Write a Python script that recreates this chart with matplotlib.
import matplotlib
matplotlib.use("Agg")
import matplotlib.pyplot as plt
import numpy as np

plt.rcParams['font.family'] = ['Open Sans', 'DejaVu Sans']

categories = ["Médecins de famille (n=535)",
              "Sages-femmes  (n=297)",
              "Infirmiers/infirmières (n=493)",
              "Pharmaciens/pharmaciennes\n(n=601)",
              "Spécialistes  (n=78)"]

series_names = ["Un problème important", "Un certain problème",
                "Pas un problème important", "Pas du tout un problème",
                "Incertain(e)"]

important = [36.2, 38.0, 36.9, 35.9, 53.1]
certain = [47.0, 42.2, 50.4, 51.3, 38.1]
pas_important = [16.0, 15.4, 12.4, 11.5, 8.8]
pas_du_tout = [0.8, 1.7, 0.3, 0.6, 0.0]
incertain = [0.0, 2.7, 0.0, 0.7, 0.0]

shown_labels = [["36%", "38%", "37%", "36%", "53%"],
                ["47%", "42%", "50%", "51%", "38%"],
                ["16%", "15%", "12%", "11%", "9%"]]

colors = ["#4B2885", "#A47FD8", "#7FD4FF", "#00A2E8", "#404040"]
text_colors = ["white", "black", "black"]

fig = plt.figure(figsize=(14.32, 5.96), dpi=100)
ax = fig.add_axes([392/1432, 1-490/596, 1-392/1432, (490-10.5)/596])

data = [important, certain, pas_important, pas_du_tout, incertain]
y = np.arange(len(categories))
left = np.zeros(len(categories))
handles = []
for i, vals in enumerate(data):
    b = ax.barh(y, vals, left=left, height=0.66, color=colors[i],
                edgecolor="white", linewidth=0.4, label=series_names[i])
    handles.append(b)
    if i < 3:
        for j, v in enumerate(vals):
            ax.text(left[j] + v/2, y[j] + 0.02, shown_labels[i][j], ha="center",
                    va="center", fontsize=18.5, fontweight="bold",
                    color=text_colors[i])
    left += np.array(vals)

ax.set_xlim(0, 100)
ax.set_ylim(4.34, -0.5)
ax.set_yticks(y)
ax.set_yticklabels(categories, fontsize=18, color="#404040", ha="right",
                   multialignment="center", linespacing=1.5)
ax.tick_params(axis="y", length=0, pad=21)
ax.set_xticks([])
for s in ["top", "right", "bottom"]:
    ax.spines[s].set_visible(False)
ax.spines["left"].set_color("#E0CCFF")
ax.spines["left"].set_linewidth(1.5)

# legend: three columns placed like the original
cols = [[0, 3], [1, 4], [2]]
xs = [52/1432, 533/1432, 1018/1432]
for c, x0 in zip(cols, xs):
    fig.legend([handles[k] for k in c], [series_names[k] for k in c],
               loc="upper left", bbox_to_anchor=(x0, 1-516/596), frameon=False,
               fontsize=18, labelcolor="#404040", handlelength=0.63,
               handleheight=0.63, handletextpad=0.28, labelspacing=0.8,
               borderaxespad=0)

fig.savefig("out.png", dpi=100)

════════════════════

PROBLEM DESCRIPTION.
How many of the lines above include the string "matplotlib"? Answer with the number only.

CORRECT ANSWER.
4